__What to work on__. Check each line below for the word "chart", and copy those that have it.

__Provided material__.
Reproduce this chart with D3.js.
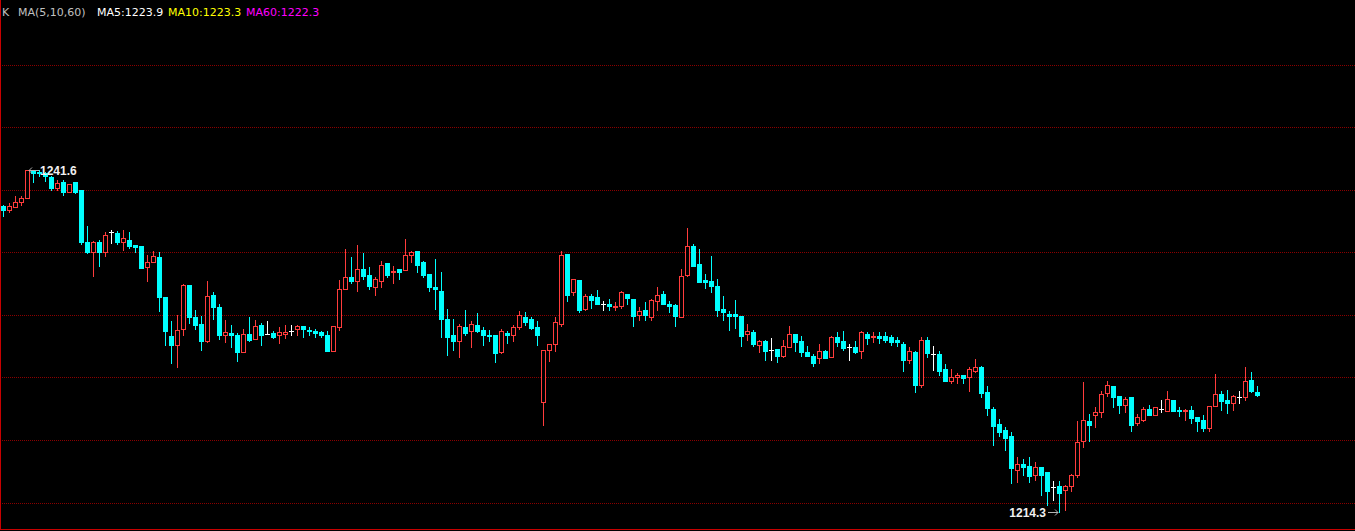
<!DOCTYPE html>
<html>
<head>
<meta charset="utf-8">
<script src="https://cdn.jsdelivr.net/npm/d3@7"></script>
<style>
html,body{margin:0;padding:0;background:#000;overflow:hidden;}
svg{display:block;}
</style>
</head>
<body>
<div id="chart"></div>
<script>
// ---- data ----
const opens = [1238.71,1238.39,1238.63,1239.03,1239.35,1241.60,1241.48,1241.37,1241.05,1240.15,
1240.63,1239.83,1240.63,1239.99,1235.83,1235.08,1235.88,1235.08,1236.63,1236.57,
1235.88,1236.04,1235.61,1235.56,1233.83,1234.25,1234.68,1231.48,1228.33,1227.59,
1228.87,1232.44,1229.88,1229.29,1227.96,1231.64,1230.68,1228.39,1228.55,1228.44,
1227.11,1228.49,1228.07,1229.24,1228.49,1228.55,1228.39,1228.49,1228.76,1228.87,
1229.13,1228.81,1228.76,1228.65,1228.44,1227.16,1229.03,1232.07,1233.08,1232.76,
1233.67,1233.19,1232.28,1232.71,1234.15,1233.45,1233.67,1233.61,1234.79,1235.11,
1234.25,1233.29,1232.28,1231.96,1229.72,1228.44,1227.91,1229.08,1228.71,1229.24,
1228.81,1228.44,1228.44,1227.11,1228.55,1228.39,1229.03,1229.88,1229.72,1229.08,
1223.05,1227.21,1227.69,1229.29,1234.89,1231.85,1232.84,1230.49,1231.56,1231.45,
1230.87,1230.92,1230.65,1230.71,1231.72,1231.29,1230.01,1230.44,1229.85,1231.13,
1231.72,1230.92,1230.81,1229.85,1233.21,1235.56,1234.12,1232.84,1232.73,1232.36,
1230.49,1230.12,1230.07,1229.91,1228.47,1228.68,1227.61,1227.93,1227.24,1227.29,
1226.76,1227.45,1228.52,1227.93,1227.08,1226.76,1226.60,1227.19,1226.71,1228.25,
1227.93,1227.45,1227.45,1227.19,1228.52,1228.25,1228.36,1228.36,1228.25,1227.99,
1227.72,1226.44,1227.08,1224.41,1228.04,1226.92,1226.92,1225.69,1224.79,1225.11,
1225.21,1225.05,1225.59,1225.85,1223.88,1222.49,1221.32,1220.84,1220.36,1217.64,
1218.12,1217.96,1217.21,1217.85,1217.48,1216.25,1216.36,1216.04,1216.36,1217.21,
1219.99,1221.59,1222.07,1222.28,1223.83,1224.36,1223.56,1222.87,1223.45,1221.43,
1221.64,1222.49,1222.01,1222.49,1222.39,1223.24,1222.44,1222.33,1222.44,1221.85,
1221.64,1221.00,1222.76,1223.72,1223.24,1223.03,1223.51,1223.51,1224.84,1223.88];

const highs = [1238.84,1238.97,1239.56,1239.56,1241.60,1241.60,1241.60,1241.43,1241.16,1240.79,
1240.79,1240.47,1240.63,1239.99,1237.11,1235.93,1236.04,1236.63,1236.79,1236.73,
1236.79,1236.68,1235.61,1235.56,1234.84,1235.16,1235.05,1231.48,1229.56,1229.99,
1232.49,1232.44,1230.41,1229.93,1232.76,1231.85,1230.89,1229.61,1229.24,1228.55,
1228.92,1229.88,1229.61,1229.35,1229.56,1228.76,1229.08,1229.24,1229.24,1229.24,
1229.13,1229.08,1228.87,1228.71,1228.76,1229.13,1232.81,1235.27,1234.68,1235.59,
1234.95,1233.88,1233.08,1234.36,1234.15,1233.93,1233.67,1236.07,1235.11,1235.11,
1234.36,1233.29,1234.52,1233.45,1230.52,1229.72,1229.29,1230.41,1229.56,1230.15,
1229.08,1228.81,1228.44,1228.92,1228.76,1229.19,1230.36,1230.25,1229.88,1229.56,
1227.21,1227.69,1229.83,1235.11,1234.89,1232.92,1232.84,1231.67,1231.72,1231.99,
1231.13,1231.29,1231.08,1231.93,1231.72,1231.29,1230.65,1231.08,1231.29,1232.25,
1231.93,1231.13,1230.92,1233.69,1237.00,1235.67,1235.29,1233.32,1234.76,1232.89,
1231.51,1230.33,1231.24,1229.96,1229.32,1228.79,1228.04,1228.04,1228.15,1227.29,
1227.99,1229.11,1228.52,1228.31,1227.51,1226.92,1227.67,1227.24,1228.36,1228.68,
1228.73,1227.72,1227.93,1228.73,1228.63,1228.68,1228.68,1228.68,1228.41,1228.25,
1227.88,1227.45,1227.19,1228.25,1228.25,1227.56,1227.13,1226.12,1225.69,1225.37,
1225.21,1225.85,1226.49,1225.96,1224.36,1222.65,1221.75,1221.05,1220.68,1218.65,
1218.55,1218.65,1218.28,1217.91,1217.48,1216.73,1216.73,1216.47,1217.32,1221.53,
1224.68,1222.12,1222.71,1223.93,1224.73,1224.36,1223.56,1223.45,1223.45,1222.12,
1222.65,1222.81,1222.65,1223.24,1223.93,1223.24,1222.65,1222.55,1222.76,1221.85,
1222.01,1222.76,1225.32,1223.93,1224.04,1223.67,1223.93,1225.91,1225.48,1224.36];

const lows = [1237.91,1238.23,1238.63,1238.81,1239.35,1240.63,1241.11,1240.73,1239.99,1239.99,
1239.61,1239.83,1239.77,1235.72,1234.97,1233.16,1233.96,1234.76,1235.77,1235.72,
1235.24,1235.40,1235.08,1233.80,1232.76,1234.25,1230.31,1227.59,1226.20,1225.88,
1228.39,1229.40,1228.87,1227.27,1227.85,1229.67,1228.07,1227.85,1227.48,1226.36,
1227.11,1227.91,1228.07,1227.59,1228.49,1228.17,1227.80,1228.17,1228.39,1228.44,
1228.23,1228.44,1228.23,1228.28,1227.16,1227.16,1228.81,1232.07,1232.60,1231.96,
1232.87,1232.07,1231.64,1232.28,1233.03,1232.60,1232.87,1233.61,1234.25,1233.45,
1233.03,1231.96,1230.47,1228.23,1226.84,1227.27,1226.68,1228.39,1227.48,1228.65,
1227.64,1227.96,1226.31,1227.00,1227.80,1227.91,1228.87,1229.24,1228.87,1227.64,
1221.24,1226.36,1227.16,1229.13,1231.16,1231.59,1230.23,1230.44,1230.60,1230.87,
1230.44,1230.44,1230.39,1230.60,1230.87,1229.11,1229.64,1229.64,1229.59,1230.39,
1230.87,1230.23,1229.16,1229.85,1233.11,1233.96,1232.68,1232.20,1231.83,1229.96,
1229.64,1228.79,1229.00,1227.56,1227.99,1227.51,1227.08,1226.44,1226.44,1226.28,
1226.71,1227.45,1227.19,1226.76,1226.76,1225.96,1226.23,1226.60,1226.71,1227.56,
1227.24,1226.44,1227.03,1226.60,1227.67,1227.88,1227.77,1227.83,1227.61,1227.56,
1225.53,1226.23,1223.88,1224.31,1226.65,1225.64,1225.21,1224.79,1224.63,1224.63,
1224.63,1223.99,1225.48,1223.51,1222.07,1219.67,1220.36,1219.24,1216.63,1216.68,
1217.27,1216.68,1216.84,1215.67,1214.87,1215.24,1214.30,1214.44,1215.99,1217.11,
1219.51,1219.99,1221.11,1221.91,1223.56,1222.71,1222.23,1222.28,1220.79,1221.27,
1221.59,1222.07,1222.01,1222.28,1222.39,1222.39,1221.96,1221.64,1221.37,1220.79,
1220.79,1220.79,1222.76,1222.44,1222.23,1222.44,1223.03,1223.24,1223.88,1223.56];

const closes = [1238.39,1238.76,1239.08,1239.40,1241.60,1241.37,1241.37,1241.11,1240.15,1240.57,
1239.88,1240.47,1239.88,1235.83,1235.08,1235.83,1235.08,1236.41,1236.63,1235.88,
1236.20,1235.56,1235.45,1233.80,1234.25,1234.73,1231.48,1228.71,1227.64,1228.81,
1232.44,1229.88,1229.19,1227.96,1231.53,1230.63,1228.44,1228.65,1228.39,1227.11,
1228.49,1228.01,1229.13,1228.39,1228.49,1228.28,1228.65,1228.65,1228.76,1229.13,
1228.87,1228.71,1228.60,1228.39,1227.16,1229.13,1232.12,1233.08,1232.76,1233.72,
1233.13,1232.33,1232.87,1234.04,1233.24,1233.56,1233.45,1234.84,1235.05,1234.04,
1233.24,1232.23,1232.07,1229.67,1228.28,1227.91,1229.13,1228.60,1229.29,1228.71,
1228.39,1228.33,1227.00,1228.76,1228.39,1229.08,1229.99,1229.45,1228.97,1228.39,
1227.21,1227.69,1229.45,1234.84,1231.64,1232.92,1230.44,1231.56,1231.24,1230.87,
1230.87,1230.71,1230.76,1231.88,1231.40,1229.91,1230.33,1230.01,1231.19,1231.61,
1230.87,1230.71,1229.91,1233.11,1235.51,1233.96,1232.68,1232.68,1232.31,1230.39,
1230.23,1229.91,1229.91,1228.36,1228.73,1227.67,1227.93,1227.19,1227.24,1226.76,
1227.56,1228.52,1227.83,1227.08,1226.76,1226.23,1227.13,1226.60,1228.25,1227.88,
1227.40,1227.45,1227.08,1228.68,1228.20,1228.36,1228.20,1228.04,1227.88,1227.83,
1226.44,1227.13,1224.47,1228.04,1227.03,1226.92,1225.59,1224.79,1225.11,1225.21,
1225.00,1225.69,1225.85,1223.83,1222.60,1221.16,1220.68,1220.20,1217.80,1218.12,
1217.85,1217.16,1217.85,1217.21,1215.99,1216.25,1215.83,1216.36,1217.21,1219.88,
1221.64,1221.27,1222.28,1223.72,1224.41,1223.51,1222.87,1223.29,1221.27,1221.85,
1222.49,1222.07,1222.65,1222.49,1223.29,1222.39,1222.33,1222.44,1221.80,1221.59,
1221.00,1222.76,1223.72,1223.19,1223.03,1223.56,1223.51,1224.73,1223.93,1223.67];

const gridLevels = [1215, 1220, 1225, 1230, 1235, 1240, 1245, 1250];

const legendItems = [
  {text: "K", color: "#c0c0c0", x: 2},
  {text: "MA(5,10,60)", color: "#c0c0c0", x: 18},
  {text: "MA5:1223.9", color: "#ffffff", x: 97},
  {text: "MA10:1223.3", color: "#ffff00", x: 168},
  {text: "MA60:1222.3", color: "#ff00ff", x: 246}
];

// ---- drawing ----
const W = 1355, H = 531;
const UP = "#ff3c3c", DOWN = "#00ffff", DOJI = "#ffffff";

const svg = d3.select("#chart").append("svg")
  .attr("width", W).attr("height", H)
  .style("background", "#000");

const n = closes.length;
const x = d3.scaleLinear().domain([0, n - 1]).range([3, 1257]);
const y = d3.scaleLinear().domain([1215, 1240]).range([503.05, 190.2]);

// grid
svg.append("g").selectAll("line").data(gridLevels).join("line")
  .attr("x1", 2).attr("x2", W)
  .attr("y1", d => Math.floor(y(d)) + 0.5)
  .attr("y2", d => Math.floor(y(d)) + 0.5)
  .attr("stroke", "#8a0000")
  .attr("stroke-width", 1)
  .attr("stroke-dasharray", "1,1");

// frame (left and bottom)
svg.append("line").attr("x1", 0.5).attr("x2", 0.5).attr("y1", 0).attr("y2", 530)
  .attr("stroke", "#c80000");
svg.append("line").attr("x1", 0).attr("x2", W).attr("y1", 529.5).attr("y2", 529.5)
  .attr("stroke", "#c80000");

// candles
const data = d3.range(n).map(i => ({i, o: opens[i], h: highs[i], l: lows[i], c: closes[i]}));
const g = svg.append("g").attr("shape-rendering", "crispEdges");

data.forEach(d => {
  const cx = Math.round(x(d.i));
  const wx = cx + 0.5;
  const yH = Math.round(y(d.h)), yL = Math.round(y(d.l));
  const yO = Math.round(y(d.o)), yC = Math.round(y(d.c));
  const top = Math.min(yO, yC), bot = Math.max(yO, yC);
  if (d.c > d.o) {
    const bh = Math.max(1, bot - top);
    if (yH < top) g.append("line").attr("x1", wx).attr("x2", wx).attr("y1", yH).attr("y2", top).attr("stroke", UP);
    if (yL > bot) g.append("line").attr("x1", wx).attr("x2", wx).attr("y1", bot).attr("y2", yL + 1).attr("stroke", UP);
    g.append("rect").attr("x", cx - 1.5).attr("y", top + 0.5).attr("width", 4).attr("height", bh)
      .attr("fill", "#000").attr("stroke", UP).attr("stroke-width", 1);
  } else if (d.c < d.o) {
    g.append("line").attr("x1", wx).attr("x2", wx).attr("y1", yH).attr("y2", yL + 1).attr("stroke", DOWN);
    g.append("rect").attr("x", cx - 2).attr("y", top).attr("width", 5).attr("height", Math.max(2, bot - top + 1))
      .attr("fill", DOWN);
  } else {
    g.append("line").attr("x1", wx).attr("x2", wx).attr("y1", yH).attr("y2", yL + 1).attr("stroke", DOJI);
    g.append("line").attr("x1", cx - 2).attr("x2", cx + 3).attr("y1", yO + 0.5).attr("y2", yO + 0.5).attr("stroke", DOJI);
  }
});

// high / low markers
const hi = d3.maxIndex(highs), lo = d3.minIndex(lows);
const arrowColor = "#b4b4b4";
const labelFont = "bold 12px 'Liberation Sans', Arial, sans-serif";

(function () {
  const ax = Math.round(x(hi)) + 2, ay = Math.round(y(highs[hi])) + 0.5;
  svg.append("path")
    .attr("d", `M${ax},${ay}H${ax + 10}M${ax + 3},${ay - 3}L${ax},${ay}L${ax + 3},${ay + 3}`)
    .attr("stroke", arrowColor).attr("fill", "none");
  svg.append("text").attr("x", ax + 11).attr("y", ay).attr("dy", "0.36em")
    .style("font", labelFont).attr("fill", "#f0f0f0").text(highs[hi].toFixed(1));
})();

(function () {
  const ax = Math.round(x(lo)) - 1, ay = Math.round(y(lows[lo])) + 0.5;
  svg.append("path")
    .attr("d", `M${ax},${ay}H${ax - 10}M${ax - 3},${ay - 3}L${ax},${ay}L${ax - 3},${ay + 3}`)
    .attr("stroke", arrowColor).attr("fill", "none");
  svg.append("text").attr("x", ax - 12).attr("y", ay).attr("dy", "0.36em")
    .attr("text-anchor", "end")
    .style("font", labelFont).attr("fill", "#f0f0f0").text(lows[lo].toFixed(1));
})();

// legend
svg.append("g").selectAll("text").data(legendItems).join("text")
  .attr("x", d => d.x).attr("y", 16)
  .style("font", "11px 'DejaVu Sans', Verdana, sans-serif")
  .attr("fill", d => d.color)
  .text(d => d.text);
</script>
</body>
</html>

__Correct output__.
Reproduce this chart with D3.js.
<div id="chart"></div>
const svg = d3.select("#chart").append("svg")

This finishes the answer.